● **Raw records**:
[START]
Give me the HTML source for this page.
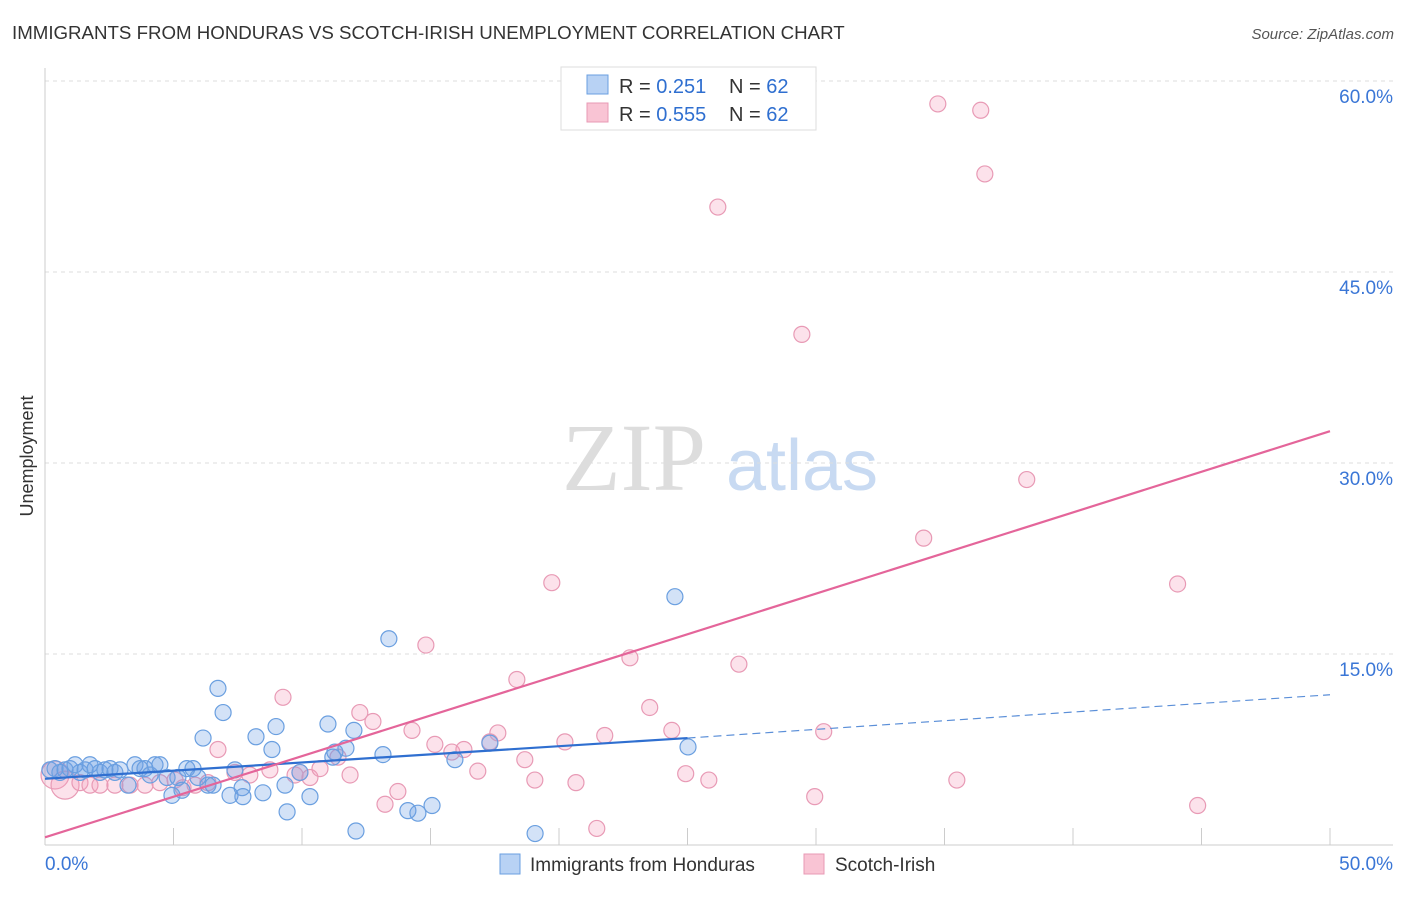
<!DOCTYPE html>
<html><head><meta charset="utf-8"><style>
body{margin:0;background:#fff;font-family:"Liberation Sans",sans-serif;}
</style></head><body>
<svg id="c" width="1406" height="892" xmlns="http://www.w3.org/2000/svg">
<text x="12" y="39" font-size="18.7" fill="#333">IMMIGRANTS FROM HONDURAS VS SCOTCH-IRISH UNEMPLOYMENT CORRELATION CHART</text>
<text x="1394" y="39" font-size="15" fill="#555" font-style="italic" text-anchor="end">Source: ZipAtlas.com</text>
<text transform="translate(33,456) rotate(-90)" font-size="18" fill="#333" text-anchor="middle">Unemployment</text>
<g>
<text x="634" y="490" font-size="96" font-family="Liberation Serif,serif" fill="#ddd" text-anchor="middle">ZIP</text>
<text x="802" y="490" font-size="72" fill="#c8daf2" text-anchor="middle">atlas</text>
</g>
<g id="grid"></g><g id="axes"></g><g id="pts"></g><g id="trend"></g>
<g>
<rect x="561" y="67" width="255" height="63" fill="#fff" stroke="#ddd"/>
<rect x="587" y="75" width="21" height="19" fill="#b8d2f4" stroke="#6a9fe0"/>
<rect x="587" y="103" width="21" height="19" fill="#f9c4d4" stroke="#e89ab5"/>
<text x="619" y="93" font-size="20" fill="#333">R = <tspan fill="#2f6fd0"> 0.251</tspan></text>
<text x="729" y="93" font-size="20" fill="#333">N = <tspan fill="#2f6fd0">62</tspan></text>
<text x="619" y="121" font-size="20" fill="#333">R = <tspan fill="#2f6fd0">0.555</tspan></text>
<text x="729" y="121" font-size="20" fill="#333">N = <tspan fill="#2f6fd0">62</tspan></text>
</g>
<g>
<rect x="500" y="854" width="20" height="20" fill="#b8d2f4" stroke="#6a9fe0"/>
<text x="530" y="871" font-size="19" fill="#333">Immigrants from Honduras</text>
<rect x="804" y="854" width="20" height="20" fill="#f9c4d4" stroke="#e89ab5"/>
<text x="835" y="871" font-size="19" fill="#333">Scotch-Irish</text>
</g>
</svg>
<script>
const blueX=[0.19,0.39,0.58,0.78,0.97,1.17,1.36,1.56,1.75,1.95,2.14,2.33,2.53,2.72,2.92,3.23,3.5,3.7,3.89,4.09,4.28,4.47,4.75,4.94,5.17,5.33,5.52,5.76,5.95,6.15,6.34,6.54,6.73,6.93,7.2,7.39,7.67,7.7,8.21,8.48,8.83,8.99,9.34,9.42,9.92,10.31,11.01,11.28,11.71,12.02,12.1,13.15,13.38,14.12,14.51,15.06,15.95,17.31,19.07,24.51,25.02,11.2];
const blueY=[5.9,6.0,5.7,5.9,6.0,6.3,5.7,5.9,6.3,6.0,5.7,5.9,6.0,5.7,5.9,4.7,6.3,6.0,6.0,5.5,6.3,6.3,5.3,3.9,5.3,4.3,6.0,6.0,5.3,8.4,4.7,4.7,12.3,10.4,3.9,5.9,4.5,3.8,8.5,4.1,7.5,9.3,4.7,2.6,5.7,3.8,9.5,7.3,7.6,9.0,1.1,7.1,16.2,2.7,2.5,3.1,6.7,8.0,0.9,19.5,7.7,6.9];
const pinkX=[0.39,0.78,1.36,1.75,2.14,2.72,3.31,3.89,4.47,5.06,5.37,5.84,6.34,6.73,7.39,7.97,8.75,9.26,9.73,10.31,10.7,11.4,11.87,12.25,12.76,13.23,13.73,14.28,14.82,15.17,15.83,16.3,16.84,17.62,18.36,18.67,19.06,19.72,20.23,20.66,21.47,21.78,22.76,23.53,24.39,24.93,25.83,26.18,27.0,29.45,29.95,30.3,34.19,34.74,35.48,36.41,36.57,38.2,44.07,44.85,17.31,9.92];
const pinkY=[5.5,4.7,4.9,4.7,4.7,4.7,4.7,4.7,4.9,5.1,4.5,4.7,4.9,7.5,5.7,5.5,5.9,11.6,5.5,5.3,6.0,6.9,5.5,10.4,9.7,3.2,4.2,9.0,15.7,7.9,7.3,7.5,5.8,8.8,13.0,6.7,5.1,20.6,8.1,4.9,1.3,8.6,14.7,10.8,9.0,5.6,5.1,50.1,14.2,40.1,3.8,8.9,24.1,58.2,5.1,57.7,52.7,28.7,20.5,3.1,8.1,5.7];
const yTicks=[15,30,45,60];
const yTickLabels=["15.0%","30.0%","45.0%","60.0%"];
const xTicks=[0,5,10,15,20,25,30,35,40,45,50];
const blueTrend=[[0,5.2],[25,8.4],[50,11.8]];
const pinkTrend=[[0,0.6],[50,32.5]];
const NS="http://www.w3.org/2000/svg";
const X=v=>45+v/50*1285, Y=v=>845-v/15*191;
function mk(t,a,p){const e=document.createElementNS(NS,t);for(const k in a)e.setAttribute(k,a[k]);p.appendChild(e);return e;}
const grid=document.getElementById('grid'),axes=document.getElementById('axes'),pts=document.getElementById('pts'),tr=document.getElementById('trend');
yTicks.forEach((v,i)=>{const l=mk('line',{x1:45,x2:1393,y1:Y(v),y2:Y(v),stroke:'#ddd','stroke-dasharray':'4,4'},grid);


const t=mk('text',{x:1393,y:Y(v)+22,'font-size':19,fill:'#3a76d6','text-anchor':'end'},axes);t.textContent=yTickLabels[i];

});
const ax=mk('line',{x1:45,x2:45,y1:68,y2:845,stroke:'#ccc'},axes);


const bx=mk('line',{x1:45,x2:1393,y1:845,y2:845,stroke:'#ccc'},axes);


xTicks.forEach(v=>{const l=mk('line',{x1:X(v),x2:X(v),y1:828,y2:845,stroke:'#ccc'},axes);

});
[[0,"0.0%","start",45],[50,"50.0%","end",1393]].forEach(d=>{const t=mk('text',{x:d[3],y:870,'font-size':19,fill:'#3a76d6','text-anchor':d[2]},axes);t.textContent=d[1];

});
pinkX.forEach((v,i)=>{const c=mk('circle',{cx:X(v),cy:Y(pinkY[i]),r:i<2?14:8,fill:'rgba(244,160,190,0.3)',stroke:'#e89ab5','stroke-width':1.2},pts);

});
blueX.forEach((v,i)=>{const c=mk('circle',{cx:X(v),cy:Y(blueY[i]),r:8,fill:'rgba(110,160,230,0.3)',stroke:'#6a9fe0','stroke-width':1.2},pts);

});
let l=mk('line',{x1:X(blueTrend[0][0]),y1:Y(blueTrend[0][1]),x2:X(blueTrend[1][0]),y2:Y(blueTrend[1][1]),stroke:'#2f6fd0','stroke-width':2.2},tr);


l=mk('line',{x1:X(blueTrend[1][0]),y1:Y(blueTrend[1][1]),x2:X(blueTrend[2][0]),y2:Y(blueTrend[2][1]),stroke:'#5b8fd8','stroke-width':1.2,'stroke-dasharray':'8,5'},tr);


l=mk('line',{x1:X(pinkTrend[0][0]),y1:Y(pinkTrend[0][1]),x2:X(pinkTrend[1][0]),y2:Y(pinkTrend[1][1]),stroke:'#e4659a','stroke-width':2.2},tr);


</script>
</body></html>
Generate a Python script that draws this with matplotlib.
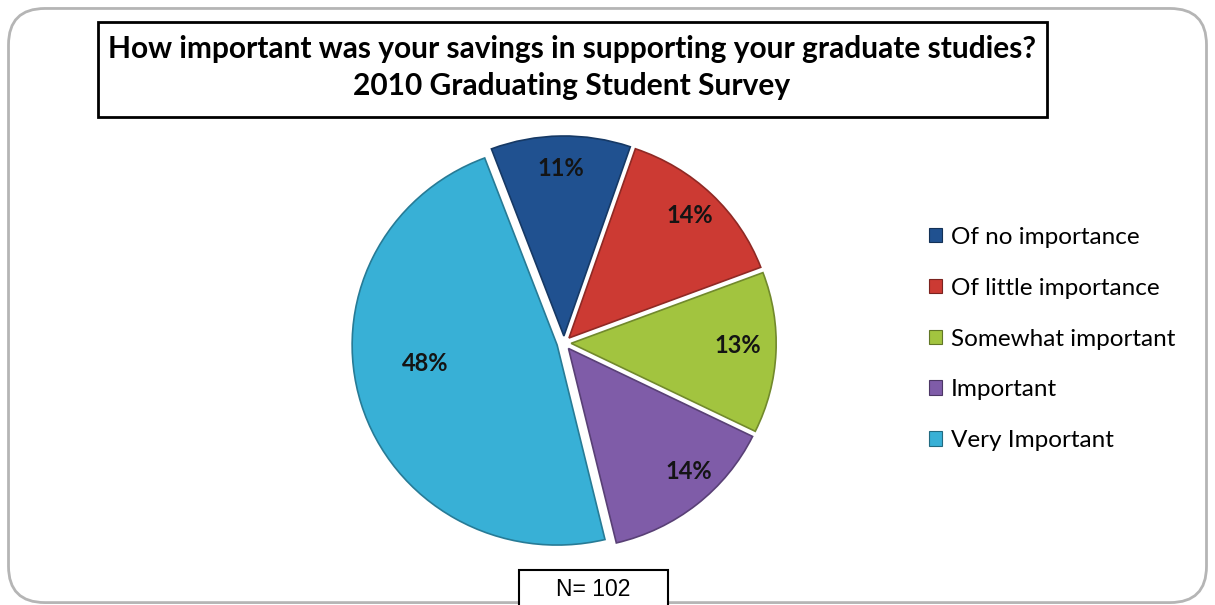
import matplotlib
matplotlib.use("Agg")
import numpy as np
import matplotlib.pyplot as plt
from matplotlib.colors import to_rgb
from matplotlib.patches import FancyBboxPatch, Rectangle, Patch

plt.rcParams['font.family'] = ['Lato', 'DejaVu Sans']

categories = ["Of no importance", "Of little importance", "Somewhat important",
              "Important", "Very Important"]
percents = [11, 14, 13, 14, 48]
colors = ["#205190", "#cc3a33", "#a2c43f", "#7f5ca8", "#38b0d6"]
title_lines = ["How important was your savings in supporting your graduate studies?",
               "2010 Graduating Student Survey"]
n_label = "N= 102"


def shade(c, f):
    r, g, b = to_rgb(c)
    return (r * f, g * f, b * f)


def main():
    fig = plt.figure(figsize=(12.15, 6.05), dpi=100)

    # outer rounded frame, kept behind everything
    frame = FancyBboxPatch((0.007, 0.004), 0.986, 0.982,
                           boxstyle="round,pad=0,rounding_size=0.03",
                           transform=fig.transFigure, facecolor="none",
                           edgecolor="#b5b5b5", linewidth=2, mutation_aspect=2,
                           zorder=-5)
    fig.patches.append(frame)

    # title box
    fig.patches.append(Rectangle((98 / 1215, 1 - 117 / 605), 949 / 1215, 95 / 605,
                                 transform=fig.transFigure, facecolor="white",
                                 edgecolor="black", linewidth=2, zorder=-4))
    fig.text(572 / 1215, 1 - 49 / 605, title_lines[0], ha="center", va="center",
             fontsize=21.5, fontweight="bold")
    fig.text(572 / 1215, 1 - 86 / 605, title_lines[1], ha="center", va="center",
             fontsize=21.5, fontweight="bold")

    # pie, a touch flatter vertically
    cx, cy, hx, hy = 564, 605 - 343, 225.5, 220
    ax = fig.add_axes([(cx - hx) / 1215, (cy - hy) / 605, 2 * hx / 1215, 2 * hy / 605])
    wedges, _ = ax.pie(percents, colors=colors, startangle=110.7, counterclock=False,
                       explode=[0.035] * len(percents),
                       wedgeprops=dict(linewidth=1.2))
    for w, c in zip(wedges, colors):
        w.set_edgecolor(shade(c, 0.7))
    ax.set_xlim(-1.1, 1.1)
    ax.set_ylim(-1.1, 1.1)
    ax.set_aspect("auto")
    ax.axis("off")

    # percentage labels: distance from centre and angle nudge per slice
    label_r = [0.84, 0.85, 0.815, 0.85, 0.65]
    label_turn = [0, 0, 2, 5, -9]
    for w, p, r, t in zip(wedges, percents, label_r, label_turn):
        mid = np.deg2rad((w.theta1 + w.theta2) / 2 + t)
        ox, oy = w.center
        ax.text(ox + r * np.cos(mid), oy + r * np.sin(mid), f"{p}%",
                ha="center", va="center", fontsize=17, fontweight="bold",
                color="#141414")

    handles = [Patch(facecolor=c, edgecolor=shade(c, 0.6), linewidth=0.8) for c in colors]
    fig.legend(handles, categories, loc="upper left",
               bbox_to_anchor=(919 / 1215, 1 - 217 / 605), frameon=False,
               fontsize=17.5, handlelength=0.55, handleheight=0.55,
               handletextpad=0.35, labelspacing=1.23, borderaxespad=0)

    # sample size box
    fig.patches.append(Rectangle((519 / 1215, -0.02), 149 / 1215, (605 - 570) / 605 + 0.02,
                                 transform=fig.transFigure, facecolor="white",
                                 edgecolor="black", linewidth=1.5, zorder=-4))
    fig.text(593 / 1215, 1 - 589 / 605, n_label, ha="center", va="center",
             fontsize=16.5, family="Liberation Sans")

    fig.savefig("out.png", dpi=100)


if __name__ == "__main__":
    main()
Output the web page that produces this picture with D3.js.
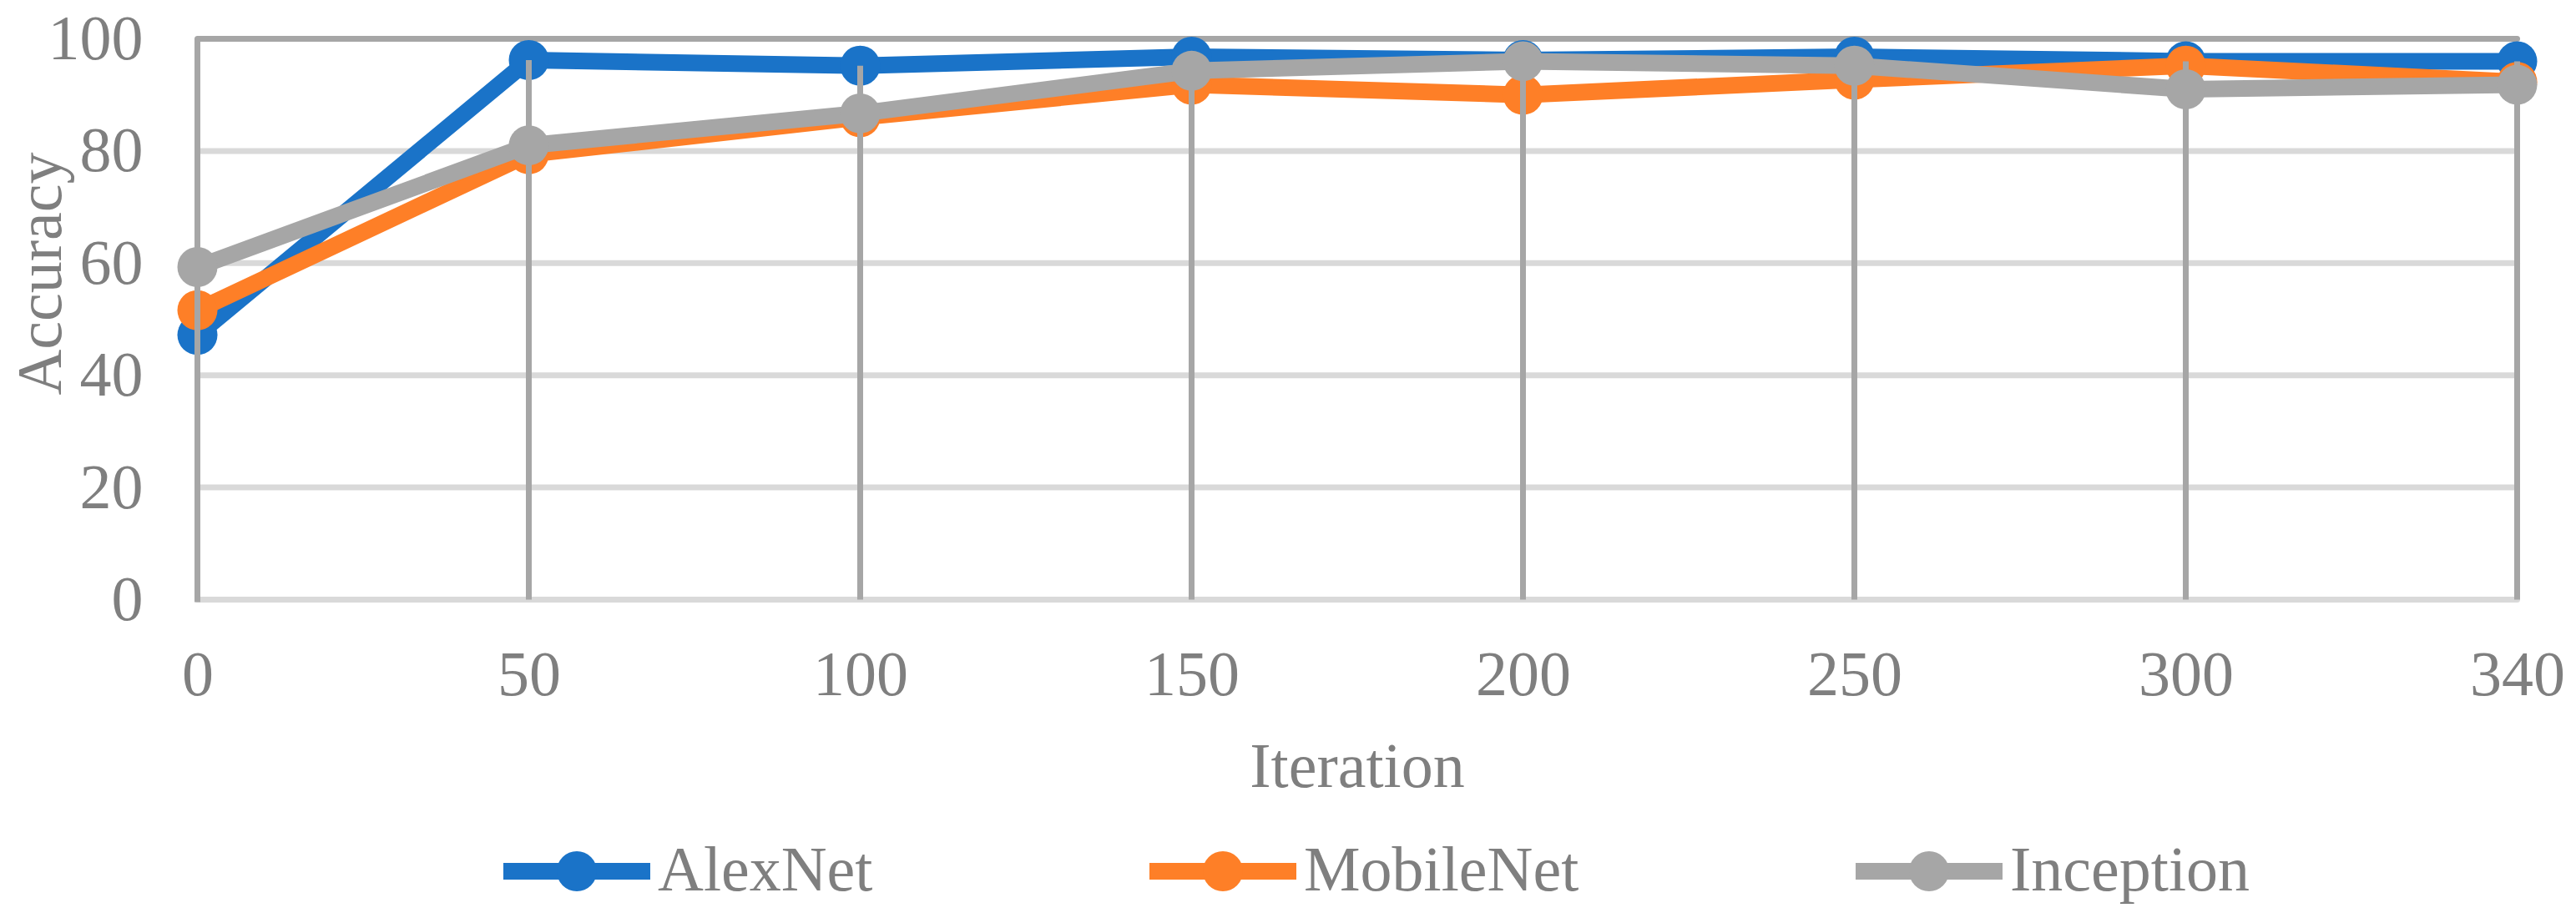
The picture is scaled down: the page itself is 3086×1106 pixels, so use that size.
[END]
Filter the records above and return every line that holds the word "picture".

● **PROBLEM SOLUTION**:
Output the web page that produces this picture with D3.js.
The picture is scaled down: the page itself is 3086×1106 pixels, so use that size.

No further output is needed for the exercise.